Gordon Brown rejects allegations of buck passing and says correct procedures were followed.


If This Is True…..

November 14, 2008

The Times is reporting that social workers in Haringey Council tried to prevent the baby born to the mother of Baby P while she was in jail from being taken into care. If this is confirmed then the children’s department at Haringey Council should be taken over by a Government appointed official with immediate effect. It is beyond comprehension that a mother who pleaded guilty to neglecting a child who subsequently died would be allowed to keep a new born baby. The police it is alleged to their credit intervened and overruled the social workers who wanted to let mother and child ‘bond’ and felt removing the baby would be against the mother’s ‘human rights.’ If this is true, what kind of society are we living in?


A Social Worker’s Response

November 13, 2008

My comments here and here on the case of Baby P has annoyed and angered a Manager of Social Workers who has contacted me and complained that I did not present a balanced view of the pressures social workers are facing, which in turn is leading to decisions being made that have an adverse impact on child protection.

The Manager who wishes to remain anonymous complains that:

‘Laming said social workers should hold 12 cases. On average social workers have 20. Other cases keep coming so emergencies still need seeing to daily. Some times cases with kids on at risk register [are] not seen until first review which is 3 months after case conference. [When] workers are off sick, we don’t get more staff.

If society want social workers to protect kids, give us tools to do the job. Demographics and social deprivation all have an effect on people – stress, drugs and poverty have direct link to child abuse. We are in extremely depressive financial times. The referrals never stop coming in, teams do not grow but stay the same. I clearly feel passionately about this having been a manager for eight years and a social worker for five. People just don’t see the other side.’

‘Social worker training and experience is very poor. A person can now qualify at 19. Without being ageist a 19 year old can go to high risk cases!

As I do not have any experience of working in social services and only had limited exposure to social services funding when I was a councillor, I’ll neither deny or accept for now what has been put forward.

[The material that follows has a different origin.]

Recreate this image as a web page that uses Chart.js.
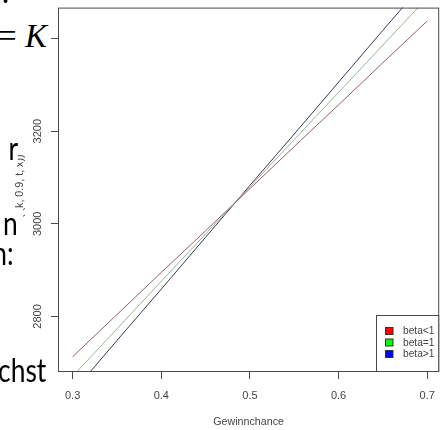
<!DOCTYPE html>
<html>
<head>
<meta charset="utf-8">
<script src="https://cdn.jsdelivr.net/npm/chart.js@4.4.1/dist/chart.umd.min.js"></script>
<style>
  html, body { margin: 0; padding: 0; background: #fff; }
  #wrap { position: relative; width: 445px; height: 430px; overflow: hidden; background: #fff; }
  #c { position: absolute; left: 0; top: 0; }
  .ov { position: absolute; white-space: nowrap; line-height: 1; background: #fff; color: #000;
        font-family: Lato, "Open Sans", sans-serif; }
  .nar { font-size: 33px; transform: scaleX(0.8); transform-origin: right center; }
</style>
</head>
<body>
<div id="wrap">
  <canvas id="c" width="445" height="430"></canvas>
  <div class="ov" id="t0" style="left:2px; top:-24px; font-size:30px; background:transparent;">.</div>
  <div class="ov" id="t1" style="left:-2px; top:6px; width:51px; height:60px; font-family:'Liberation Serif','DejaVu Serif',serif; font-size:33px; line-height:60px;">= <i>K</i></div>
  <div class="ov nar" id="t2" style="right:427px; top:131px;">r</div>
  <div class="ov nar" id="t3" style="right:422px; top:208px; padding-right:7px; line-height:0.85;">n</div>
  <div class="ov nar" id="t4" style="right:431px; top:236px;">n:</div>
  <div class="ov nar" id="t5" style="right:399px; top:353px;">chst</div>
</div>
<script>
// ---- data ----
const xValues   = [0.30, 0.35, 0.40, 0.45, 0.50, 0.55, 0.60, 0.65, 0.70];
const betaLess  = [2713, 2804, 2895, 2985, 3076, 3167, 3257, 3348, 3438];
const betaEqual = [2671, 2773, 2876, 2978, 3080, 3182, 3284, 3386, 3488];
const betaMore  = [2636, 2748, 2859, 2971, 3083, 3194, 3306, 3418, 3529];
const seriesLabels = ['beta<1', 'beta=1', 'beta>1'];
const xTicks = [0.3, 0.4, 0.5, 0.6, 0.7];
const yTicks = [2800, 3000, 3200, 3400];
const xTitle = 'Gewinnchance';
const yTitle = 'E(f(k, 0.9, t, x))';

const lineColors   = ['#9a5a66', '#94b894', '#3a3a5a'];
const legendColors = ['#ff0000', '#00ff00', '#0000ff'];
const axisColor = '#4a4a4a';
const textColor = '#444444';
const fontFam = '"Liberation Sans", Arial, sans-serif';

const toPts = arr => xValues.map((x, i) => ({x: x, y: arr[i]}));
const seriesData = [betaLess, betaEqual, betaMore];

const boxLegend = {
  id: 'boxLegend',
  afterDatasetsDraw(chart) {
    const {ctx, chartArea: a} = chart;
    ctx.save();
    ctx.strokeStyle = axisColor;
    ctx.lineWidth = 1;
    ctx.strokeRect(a.left + 0.5, a.top + 0.5, a.right - a.left - 1, a.bottom - a.top - 1);
    const bx = 376.5, by = 315.5, bw = a.right - 0.5 - bx, bh = a.bottom - 0.5 - by;
    ctx.fillStyle = '#fff';
    ctx.fillRect(bx, by, bw, bh);
    ctx.strokeRect(bx, by, bw, bh);
    ctx.font = '10.2px ' + fontFam;
    ctx.textBaseline = 'middle';
    ctx.textAlign = 'left';
    chart.data.datasets.forEach((ds, i) => {
      const cy = 331 + i * 11.5;
      ctx.fillStyle = legendColors[i];
      ctx.fillRect(385, cy - 3.5, 8, 7);
      ctx.strokeStyle = '#333';
      ctx.strokeRect(385.5, cy - 3.5, 7.5, 7);
      ctx.fillStyle = textColor;
      ctx.fillText(ds.label, 403, cy + 0.5);
    });
    ctx.restore();
  }
};

new Chart(document.getElementById('c'), {
  type: 'line',
  data: {
    datasets: seriesData.map((arr, i) => ({
      label: seriesLabels[i],
      data: toPts(arr),
      borderColor: lineColors[i],
      borderWidth: 1,
      pointRadius: 0,
      tension: 0,
      fill: false
    }))
  },
  options: {
    responsive: false,
    animation: false,
    devicePixelRatio: 1,
    layout: { padding: { top: 6, right: 4, left: 0, bottom: 0 } },
    plugins: { legend: { display: false }, tooltip: { enabled: false } },
    scales: {
      x: {
        type: 'linear',
        min: 0.2835, max: 0.7135,
        afterBuildTicks: s => { s.ticks = xTicks.map(v => ({value: v})); },
        afterFit: s => { s.height = 58; },
        border: { display: false },
        grid: { drawOnChartArea: false, drawTicks: true, tickLength: 7, color: axisColor },
        ticks: { color: textColor, font: { size: 11, family: fontFam }, padding: 10,
                 maxRotation: 0, autoSkip: false, callback: v => v.toFixed(1) },
        title: { display: true, text: xTitle, color: textColor,
                 font: { size: 10.7, family: fontFam }, padding: { top: 0, bottom: 2 } }
      },
      y: {
        type: 'linear',
        min: 2680, max: 3467,
        afterBuildTicks: s => { s.ticks = yTicks.map(v => ({value: v})); },
        afterFit: s => { s.width = 58; },
        border: { display: false },
        grid: { drawOnChartArea: false, drawTicks: true, tickLength: 7, color: axisColor },
        ticks: { color: textColor, font: { size: 11, family: fontFam }, padding: 1,
                 minRotation: 90, maxRotation: 90, crossAlign: 'center', autoSkip: false,
                 callback: v => String(v) },
        title: { display: true, text: yTitle, color: textColor,
                 font: { size: 10.7, family: fontFam }, padding: { top: 14, bottom: 0 } }
      }
    }
  },
  plugins: [boxLegend]
});
</script>
</body>
</html>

However, even after taking into consideration the pressures on Social Workers, the handling of the case of Baby P is simply unacceptable. This child was visited on 60 occasions by authorities and his case file should have had a bright red danger light flashing next to it. All the obvious signals appear to have been missed and the fact that no one has been held to account 15 months after this tragedy is shameful. Its only after David Cameron’s intervention at PMQ’s that an independent inquiry been set up. Can’t the Leader of the opposition raise concerns regarding the care of a child who subsequently dies who was in the watch of a Local Authority without being accused of playing party politics?

If the provision of social services isn’t adequately funded as our manager has claimed, or the training provisions inadequate, and the workload for each worker unbearable, then this is a damning indictment of the Labour Government’s record in this area. This Government has borrowed and taxed like none other before it and even after this tax and spend binge, if social workers feel there is inadequate funding and unbearable pressures on the system, then there ought to be a root and branch review of the whole system – except we had this after the Victoria Climbie case and yet we’re still talking about dealing with the same issues and concerns now.